This Week in the Senate: 2/11/2019

Although no judicial nominations are making their way forward on the floor right now, the Senate is holding three hearings related to judges this week.

First, the Judiciary Committee meets today to hear from five judicial nominees. They are:

Court of Appeals:
  1. Judge Joseph Bianco, who is currently on the Eastern District of New York (Brooklyn and Long Island) bench, for the Second Circuit
  2. Michael Park of Consovoy McCarthy Park for the Second Circuit
District Courts:
  1. Justice Greg Guidry of the Louisiana Supreme Court for the Eastern District of Louisiana
  2. Michael Liburdi, a former counsel to Governor of Arizona Doug Ducey and current partner at Greenberg Traurig, for the District of Arizona
  3. Peter D. Welte, a former Grand Forks County State’s Attorney and current partner at the Vogel Law Firm, for the District of North Dakota
Some notes:
  • Neither Bianco nor Park have blue slips returned from either Senate Democratic Leader Chuck Schumer or Senator (and presidential candidate) Kirsten Gillibrand. The war on blue slips is about to ramp up.
  • Liburdi’s nomination is moving ahead relatively swiftly, indicating that Senator Kyrsten Sinema both returned her blue slip without haste and also is not posing much of an obstacle to the White House, judges-wise. It's also notable that he received a straight "qualified" rating from the ABA.
  • Guidry and Welte both are from states with two Republican senators, indicating that Chairman Lindsey Graham might be prioritizing nominees supported by his party’s senators (this has typically been standard practice) ahead of candidates from blue states who were nominated earlier.
The Senate Rules Committee is also meeting today to take up a resolution that changes the maximum amount of postcloture time for certain nominations, including reducing debate time for district court and Court of Federal Claims nominees from thirty hours to two hours. This would greatly speed up Republicans’ efforts to confirm judges and thus will draw significant opposition from Democrats (despite a resolution of similar wording and effect passing with bipartisan support in 2013). I'll go into more detail about this rule change in the near future.
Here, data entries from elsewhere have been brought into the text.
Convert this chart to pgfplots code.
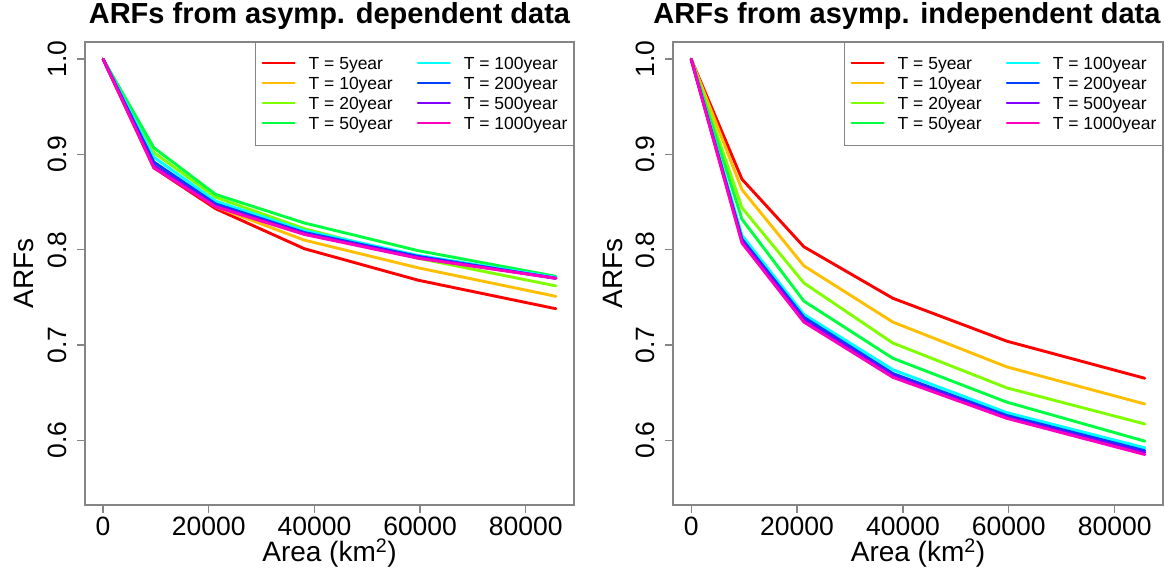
\documentclass[border=0pt]{standalone}
\usepackage{pgfplots}
\usepackage{pgfplotstable}
\pgfplotsset{compat=1.18}
\usepackage{fontspec}
\setmainfont{Liberation Sans}
\definecolor{c1}{HTML}{FF0000}
\definecolor{c2}{HTML}{FFBF00}
\definecolor{c3}{HTML}{80FF00}
\definecolor{c4}{HTML}{00FF40}
\definecolor{c5}{HTML}{00FFFF}
\definecolor{c6}{HTML}{0040FF}
\definecolor{c7}{HTML}{8000FF}
\definecolor{c8}{HTML}{FF00BF}
\definecolor{frame}{HTML}{858585}

\pgfplotstableread{
x     t5    t10   t20   t50   t100  t200  t500  t1000
0     1.000 1.000 1.000 1.000 1.000 1.000 1.000 1.000
9600  0.886 0.889 0.902 0.907 0.897 0.892 0.888 0.886
21300 0.843 0.845 0.855 0.858 0.851 0.848 0.846 0.845
38100 0.801 0.810 0.822 0.828 0.820 0.818 0.817 0.816
59600 0.768 0.781 0.791 0.799 0.794 0.793 0.792 0.791
85700 0.738 0.751 0.762 0.772 0.771 0.770 0.770 0.770
}\leftdata

\pgfplotstableread{
x     t5    t10   t20   t50   t100  t200  t500  t1000
0     1.000 1.000 1.000 1.000 1.000 1.000 1.000 1.000
9600  0.874 0.863 0.844 0.832 0.815 0.811 0.809 0.807
21300 0.803 0.783 0.765 0.746 0.732 0.729 0.726 0.724
38100 0.749 0.724 0.702 0.686 0.674 0.670 0.668 0.666
59600 0.704 0.677 0.655 0.640 0.629 0.626 0.624 0.623
85700 0.665 0.638 0.617 0.599 0.592 0.589 0.587 0.585
}\rightdata

\pgfplotsset{
  arf/.style={
    scale only axis, width=489pt, height=463pt,
    xmin=-3428, xmax=89128, ymin=0.532, ymax=1.018,
    xtick={0,20000,40000,60000,80000},
    xticklabels={0,20000,40000,60000,80000},
    scaled x ticks=false, scaled y ticks=false,
    ytick={0.6,0.7,0.8,0.9,1.0},
    yticklabels={0.6,0.7,0.8,0.9,1.0},
    tick align=outside, major tick length=8pt,
    xtick pos=lower, ytick pos=left,
    axis line style={draw=frame, line width=1.3pt},
    tick style={draw=frame, line width=1.3pt},
    ticklabel style={font=\fontsize{26.5}{30}\selectfont, inner sep=0pt},
    xticklabel style={anchor=north},
    xticklabel shift=4pt,
    yticklabel style={rotate=90, anchor=south},
    yticklabel shift=10pt,
    title style={at={(axis description cs:0.5,1)}, anchor=base, yshift=12pt,
      font=\bfseries\fontsize{29}{33}\selectfont, inner sep=0pt},
    xlabel style={at={(axis description cs:0.5,0)}, anchor=base, yshift=-57pt,
      font=\fontsize{28}{32}\selectfont, inner sep=0pt},
    ylabel style={at={(axis description cs:0,0.5)}, anchor=base, yshift=51pt,
      font=\fontsize{28}{32}\selectfont, inner sep=0pt},
    xlabel={Area (km\textsuperscript{2})},
    ylabel={ARFs},
    every axis plot/.append style={line width=2.9pt, line join=round, line cap=round},
    legend image code/.code={\draw[#1, line width=2pt] (0pt,6pt) -- (32pt,6pt);},
    legend columns=4, transpose legend,
    legend style={at={(1,1)}, anchor=north east, draw=frame, line width=1.2pt,
      inner xsep=6pt, inner ysep=13.5pt,
      font=\fontsize{17.5}{20}\selectfont,
      nodes={inner sep=0pt, text height=13pt, text depth=3pt, anchor=base west},
      row sep=4pt, column sep=13pt,
      /tikz/every even column/.append style={column sep=24pt}},
  }
}

\begin{document}
\begin{tikzpicture}
\useasboundingbox (0,0) rectangle (1165pt,570pt);
\begin{axis}[arf, at={(85pt,65pt)}, anchor=south west,
  title={ARFs from asymp. dependent data}]
\addplot[c1] table[x=x,y=t5]{\leftdata};\addlegendentry{T = 5year}
\addplot[c2] table[x=x,y=t10]{\leftdata};\addlegendentry{T = 10year}
\addplot[c3] table[x=x,y=t20]{\leftdata};\addlegendentry{T = 20year}
\addplot[c4] table[x=x,y=t50]{\leftdata};\addlegendentry{T = 50year}
\addplot[c5] table[x=x,y=t100]{\leftdata};\addlegendentry{T = 100year}
\addplot[c6] table[x=x,y=t200]{\leftdata};\addlegendentry{T = 200year}
\addplot[c7] table[x=x,y=t500]{\leftdata};\addlegendentry{T = 500year}
\addplot[c8] table[x=x,y=t1000]{\leftdata};\addlegendentry{T = 1000year}
\end{axis}
\begin{axis}[arf, at={(673pt,65pt)}, anchor=south west, width=490pt,
  title style={xshift=-11pt},
  title={ARFs from asymp. independent data}]
\addplot[c1] table[x=x,y=t5]{\rightdata};\addlegendentry{T = 5year}
\addplot[c2] table[x=x,y=t10]{\rightdata};\addlegendentry{T = 10year}
\addplot[c3] table[x=x,y=t20]{\rightdata};\addlegendentry{T = 20year}
\addplot[c4] table[x=x,y=t50]{\rightdata};\addlegendentry{T = 50year}
\addplot[c5] table[x=x,y=t100]{\rightdata};\addlegendentry{T = 100year}
\addplot[c6] table[x=x,y=t200]{\rightdata};\addlegendentry{T = 200year}
\addplot[c7] table[x=x,y=t500]{\rightdata};\addlegendentry{T = 500year}
\addplot[c8] table[x=x,y=t1000]{\rightdata};\addlegendentry{T = 1000year}
\end{axis}
\end{tikzpicture}
\end{document}
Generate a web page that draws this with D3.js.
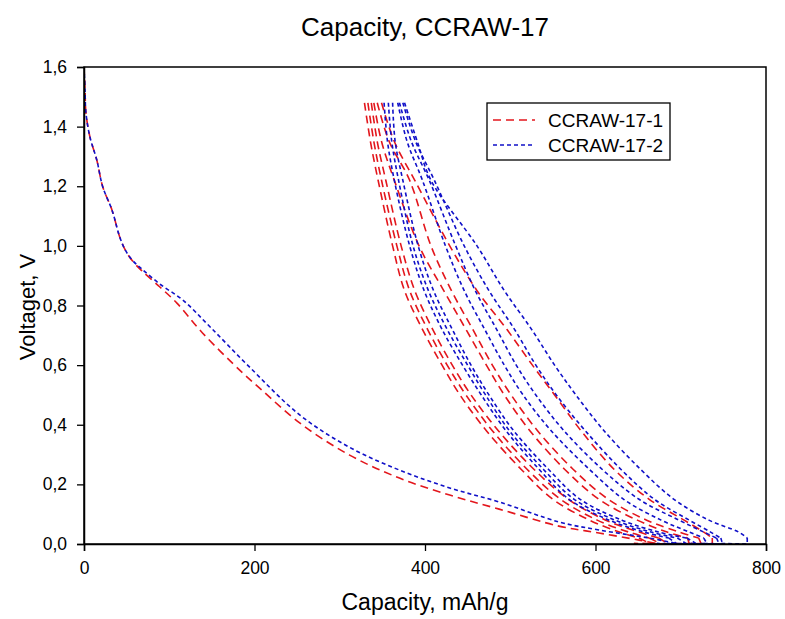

Tomorrow, the Judiciary Committee is meeting in executive session to consider nominees from last week's hearing, including D.C. Circuit nominee Neomi Rao, who is currently the Administrator for the Office of Information and Regulatory Affairs (the "regulation czar"), and two nominees to the Privacy and Civil Liberties Oversight Board: Aditya Bamzai (R) and Travis LeBlanc (D). These nominees will be held over officially for a week, and as the Senate is in recess for Washington's birthday next week, they will likely be reported on February 28, adding to the 44 nominees already pending on the floor. Judging by Rao's confirmation tally to OIRA, her eventual confirmation to the D.C. Circuit will be on roughly party lines.

On the floor, the body is voting on a public lands package, along with voting to confirm Attorney General nominee William Barr, and is working to pass an appropriations bill to keep the Department of Homeland Security and other agencies open past the approaching funding gap on Friday.